The session titled AFTER CINEMA: Digital Screens was chaired by Aylish Wood. The panel was very well matched and my thanks go to Aylish Wood, Suzanne Buchan with “Theorizing Animation as the Manipulated Moving Image,” and Dale Hudson with “Mobile Screens, Global Networks, Digital Structures and Politicizing ‘Film’”.
The title of my own paper and the abstract are below.
UBIQUITOUS DIGITAL SCREENS: IMAGES ACROSS MEDIA FROM MOBILE PHONES TO GIANT SCREENS
The paper will address issues of image reproducibility in new media and the de-evaluation of content re-presented across multiple screens. Is the continuous process of image reproducibility in new media and the de-evaluation of content re-presented across multiple screens producing more than a ‘witness/documentary’ society? Is the ubiquity of the image the cause underpinning a process of homogenization and commodification of content increasingly devoid of meaning, as Jean Baudrillard describes it? Are multiple screens altering forms of behavioral interactions, creating a metastructure able to enforce social homogenized behavioral responses?

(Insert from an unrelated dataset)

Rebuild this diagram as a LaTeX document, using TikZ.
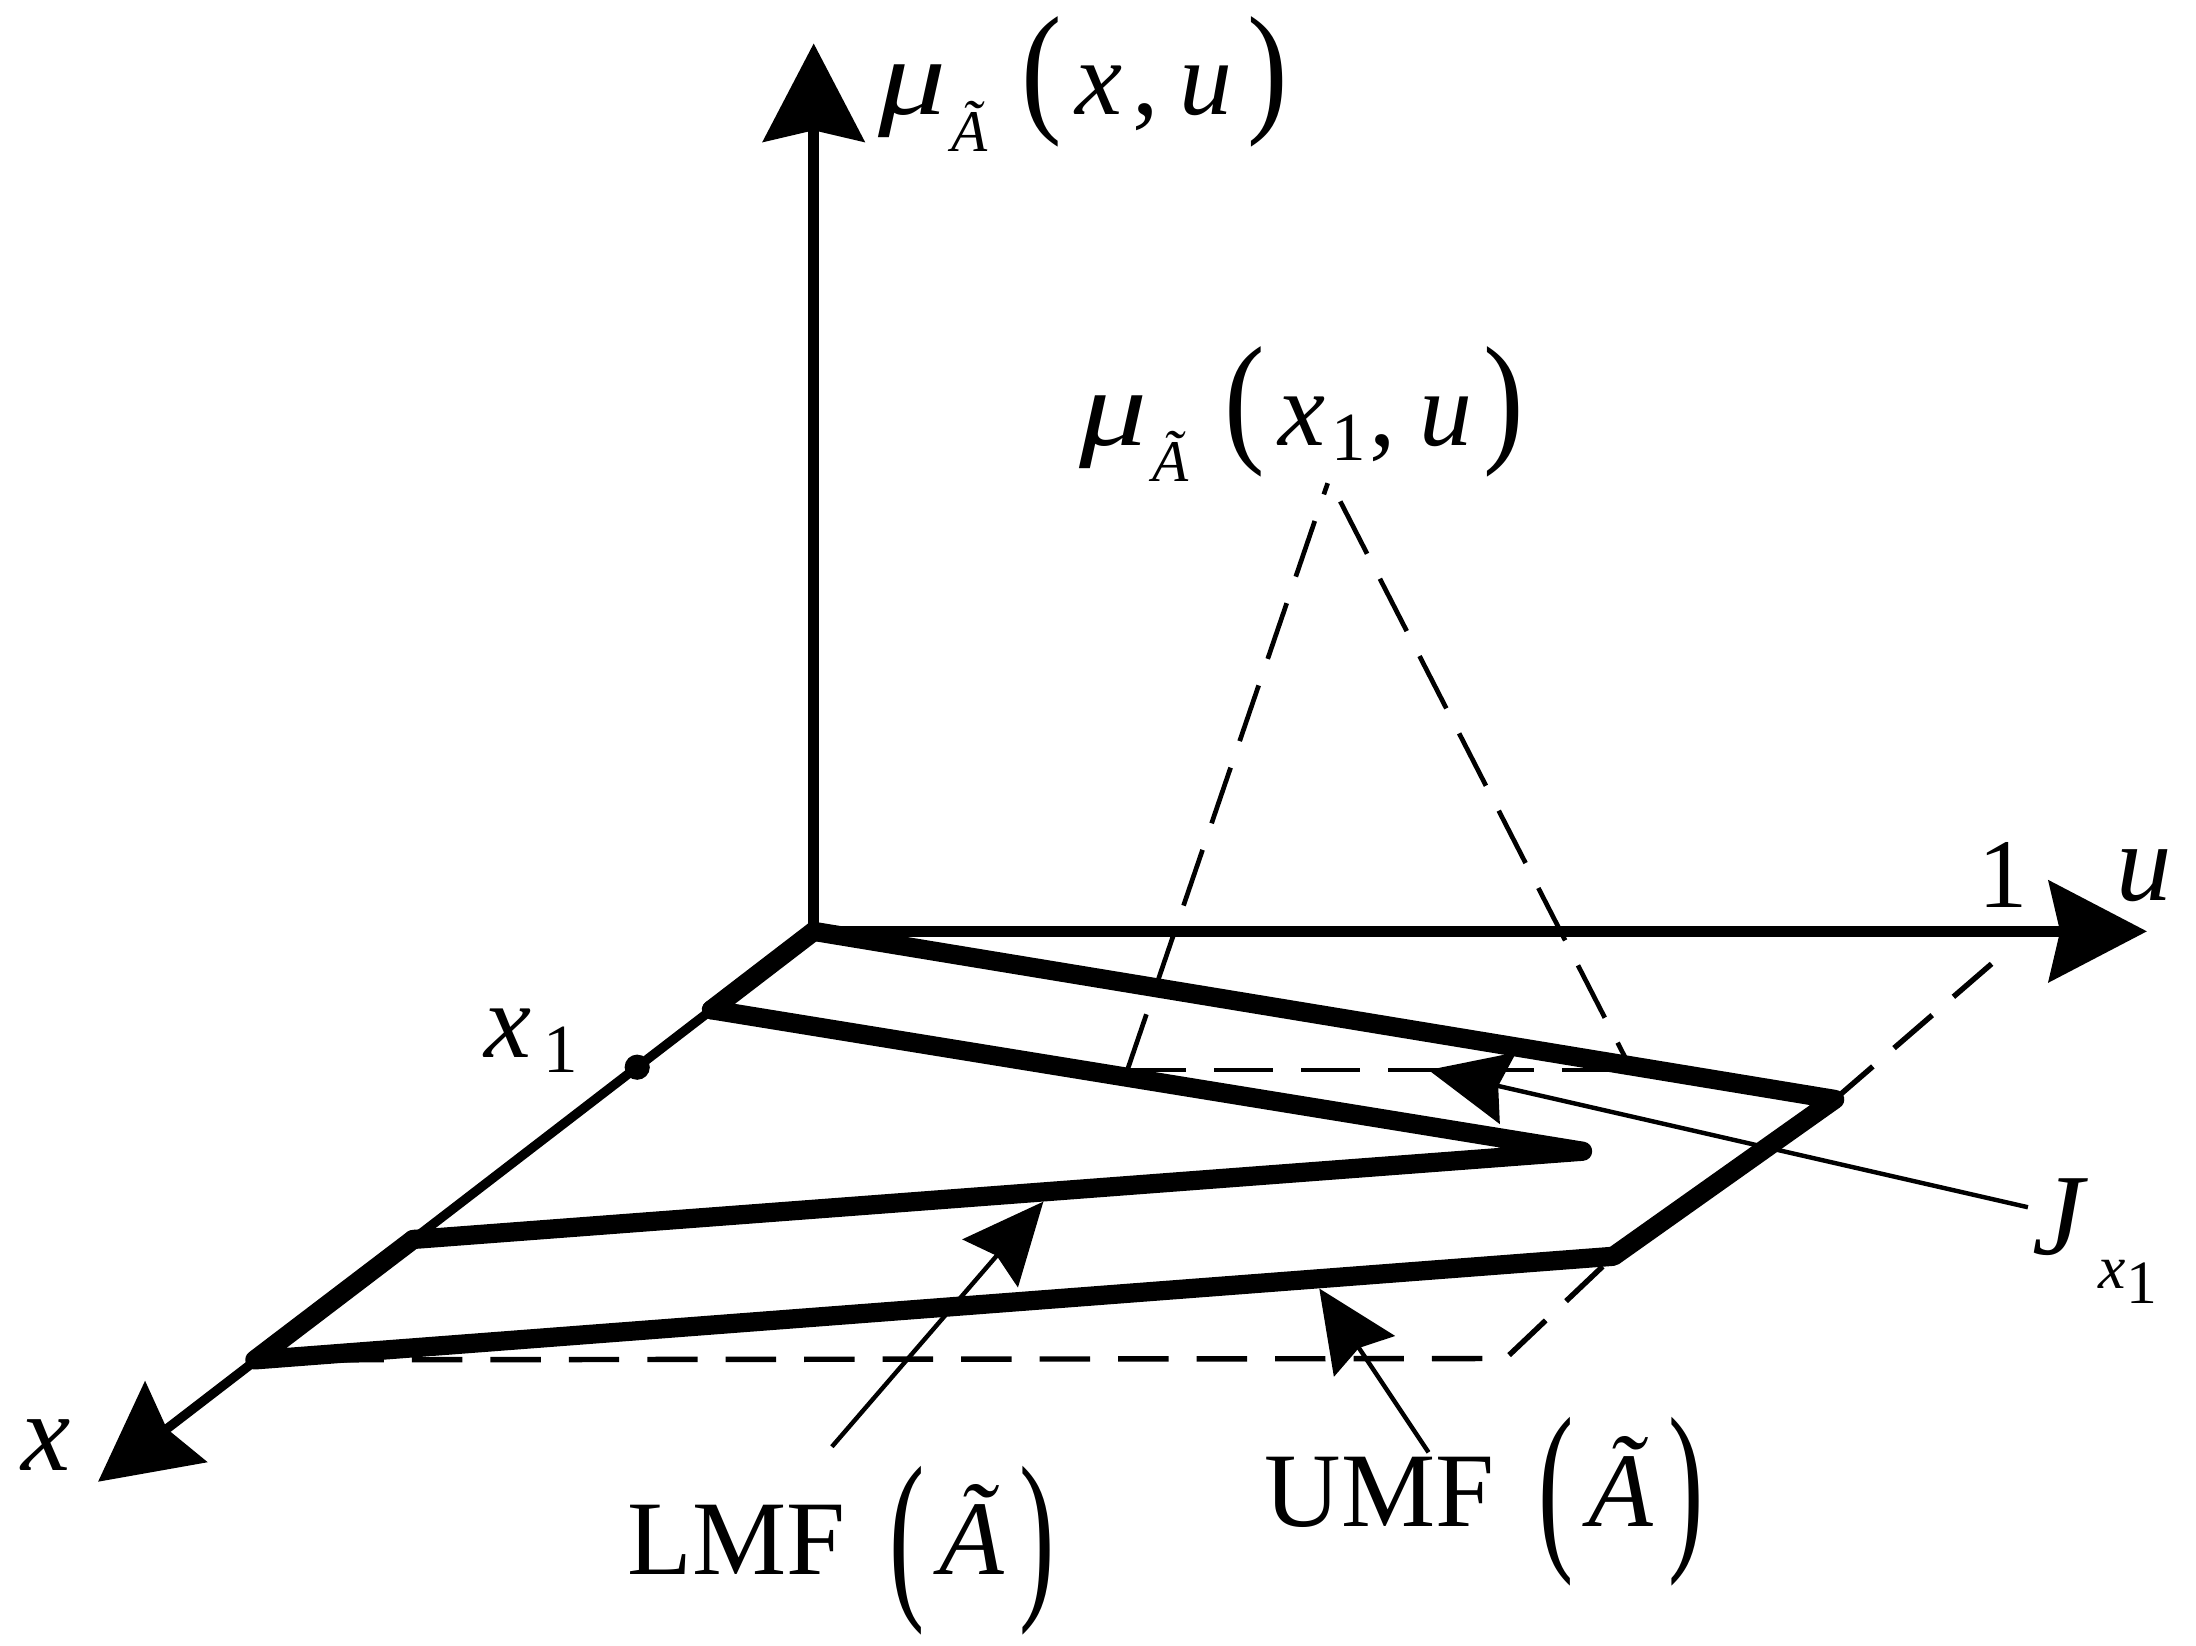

The desire to engage with multiple screens at any time and in any space does not necessarily reflect a deeper engagement either with content or with its mediated re-presentation across media. Remediation and transmediation, across multiple screens, provide the opportunity for a deeper participatory engagement although, as Paul Virilio states, these engagements can be characterized by instantaneity and ephemerality. Screens as multiple representations become nothing more than a tool to simulate an interactive experience that is void of meaning. The question raised by both Baudrillard and Virilio is if there is a value in contemporary images represented across multiple screens that provide the impression of an egalitarian democracy of participation.
The paper will conclude by analyzing the opportunities and challenges that multiple screens offer for behavioral interactions when representing images that reduce social interactions to simulated reproductions of void.